The British bank has turned into one of the largest financial conglomerates with units around the globe. Still, it has to understand that investors want an international bank, and its business differs from a bank simply capable of making transactions anywhere in the world. After all, who cares whether the bank has a branch in Australia or Mexico, if its ATMs work? Meanwhile, HSBC shares show weak results, today they are cheaper than in 2001 or in 2013. Perhaps it makes sense for the bank to sell its local branches and pay the money to its shareholders.

Volkswagen

The German automotive giant suffered from a scandal with the emissions of its diesel engines, and it is difficult to figure out when the stock price will recover. Prior to the scandal, Volkswagen shares cost around 250 euro, and now - around 134 euro. However, the company has one of the best portfolios of automobile brands - from Audi and Porsche to Skoda. An activist investor can force the company's management to consider such radical options for increasing shareholder value, if, of course, its shareholding will be larger than the share of the authorities in Lower Saxony.

Unilever

Like Nestlé, this giant corporation owns an excellent portfolio of brands, including Knorr and Ben & Jerry's.

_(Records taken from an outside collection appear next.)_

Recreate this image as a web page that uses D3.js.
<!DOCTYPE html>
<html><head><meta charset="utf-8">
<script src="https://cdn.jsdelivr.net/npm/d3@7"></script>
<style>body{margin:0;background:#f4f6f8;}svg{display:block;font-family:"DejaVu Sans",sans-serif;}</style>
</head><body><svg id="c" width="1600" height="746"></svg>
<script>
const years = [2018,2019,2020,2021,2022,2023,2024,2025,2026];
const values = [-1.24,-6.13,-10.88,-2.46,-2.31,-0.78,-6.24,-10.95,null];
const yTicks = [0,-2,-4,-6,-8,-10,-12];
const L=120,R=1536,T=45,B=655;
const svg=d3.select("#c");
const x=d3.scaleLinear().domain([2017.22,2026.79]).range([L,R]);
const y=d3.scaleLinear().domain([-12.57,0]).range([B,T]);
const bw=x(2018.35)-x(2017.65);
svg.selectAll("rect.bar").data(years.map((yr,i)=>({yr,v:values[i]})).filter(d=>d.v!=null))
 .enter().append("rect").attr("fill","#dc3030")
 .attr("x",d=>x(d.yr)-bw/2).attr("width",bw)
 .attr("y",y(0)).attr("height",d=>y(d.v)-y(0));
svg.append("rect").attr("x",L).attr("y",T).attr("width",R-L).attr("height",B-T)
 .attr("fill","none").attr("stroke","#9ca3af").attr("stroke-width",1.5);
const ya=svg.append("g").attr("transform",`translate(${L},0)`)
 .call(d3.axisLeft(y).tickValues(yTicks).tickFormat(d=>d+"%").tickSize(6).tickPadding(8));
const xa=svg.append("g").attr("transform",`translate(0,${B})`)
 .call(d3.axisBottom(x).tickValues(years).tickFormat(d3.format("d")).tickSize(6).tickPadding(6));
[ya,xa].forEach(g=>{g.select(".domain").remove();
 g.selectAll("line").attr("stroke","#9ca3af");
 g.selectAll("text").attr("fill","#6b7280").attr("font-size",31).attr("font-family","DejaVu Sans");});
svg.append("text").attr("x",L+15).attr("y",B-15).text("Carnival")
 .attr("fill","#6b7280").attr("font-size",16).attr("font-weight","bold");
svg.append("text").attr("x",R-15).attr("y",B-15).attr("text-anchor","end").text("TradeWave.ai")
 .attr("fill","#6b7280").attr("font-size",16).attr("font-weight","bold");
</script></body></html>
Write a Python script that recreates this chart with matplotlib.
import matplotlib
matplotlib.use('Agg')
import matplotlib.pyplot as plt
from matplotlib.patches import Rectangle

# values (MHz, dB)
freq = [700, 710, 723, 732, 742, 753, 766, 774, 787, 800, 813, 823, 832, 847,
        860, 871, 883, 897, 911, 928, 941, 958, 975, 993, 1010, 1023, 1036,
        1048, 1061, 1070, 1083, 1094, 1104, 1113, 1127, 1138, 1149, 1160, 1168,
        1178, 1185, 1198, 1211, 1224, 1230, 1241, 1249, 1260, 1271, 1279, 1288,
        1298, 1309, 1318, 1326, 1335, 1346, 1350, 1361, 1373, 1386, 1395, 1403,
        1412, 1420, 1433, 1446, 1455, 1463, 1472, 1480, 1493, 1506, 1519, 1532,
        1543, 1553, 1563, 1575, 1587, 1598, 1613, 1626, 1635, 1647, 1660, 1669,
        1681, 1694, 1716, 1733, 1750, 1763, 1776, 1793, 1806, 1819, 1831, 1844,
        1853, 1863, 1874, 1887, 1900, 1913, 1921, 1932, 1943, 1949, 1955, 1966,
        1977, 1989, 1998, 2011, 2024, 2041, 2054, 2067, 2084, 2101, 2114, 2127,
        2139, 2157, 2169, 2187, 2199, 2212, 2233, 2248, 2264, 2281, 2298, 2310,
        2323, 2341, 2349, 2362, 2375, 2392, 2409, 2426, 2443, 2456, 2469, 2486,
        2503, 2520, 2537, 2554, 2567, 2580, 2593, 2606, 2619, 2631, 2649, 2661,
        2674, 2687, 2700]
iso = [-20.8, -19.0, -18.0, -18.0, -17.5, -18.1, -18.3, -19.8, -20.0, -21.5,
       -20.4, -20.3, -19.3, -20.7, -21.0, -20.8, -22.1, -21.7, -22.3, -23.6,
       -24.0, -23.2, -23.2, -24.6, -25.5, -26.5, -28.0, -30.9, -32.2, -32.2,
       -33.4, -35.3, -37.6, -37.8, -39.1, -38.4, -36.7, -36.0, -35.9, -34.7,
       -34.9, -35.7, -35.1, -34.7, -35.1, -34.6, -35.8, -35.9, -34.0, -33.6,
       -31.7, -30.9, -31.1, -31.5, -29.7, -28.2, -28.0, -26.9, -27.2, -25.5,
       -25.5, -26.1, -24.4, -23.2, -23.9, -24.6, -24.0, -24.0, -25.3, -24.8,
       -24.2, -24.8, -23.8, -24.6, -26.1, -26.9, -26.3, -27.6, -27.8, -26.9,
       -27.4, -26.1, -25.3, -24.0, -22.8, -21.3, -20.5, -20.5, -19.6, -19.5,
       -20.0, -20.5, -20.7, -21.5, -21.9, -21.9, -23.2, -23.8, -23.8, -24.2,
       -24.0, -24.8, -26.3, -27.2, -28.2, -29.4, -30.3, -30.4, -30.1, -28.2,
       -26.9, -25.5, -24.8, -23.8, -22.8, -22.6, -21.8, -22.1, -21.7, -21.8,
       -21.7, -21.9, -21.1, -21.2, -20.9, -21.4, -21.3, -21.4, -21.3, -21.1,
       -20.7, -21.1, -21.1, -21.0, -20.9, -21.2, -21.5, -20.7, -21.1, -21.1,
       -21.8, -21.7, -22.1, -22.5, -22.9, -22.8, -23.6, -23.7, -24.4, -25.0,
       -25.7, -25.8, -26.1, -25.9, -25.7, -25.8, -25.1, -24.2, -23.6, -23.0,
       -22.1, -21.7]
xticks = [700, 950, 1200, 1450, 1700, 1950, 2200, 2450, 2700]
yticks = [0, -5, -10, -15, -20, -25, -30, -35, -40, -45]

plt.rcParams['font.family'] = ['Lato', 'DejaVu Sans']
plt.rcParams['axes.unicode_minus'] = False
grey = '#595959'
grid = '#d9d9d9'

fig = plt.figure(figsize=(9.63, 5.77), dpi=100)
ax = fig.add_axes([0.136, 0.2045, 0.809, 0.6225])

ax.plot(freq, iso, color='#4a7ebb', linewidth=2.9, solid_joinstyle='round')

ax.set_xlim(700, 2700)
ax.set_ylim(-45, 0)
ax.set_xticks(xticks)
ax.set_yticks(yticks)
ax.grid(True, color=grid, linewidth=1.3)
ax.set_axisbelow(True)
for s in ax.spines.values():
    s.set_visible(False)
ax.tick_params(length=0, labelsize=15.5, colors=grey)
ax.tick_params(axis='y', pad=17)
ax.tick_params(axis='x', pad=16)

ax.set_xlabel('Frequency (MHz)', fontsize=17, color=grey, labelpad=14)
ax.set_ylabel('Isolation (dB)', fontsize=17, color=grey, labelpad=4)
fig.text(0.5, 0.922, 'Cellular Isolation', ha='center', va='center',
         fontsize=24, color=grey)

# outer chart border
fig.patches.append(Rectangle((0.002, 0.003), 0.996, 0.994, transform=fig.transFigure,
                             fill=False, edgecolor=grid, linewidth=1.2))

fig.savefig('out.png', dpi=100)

However, in the past few years, the company has been struggling to get them to work. It should be recognized that over the past five years the share price of the company has increased from 30 to 50 euro, but the result could still be better. Maybe the company should think about dividing the business up? Or take an even bolder step - to merge with Nestlé, which would result in saving huge amounts of money. In any case, there is no doubt that the company can work better. If investor activists like Loeb are to taste the European giants, this can bring good profits to ordinary shareholders.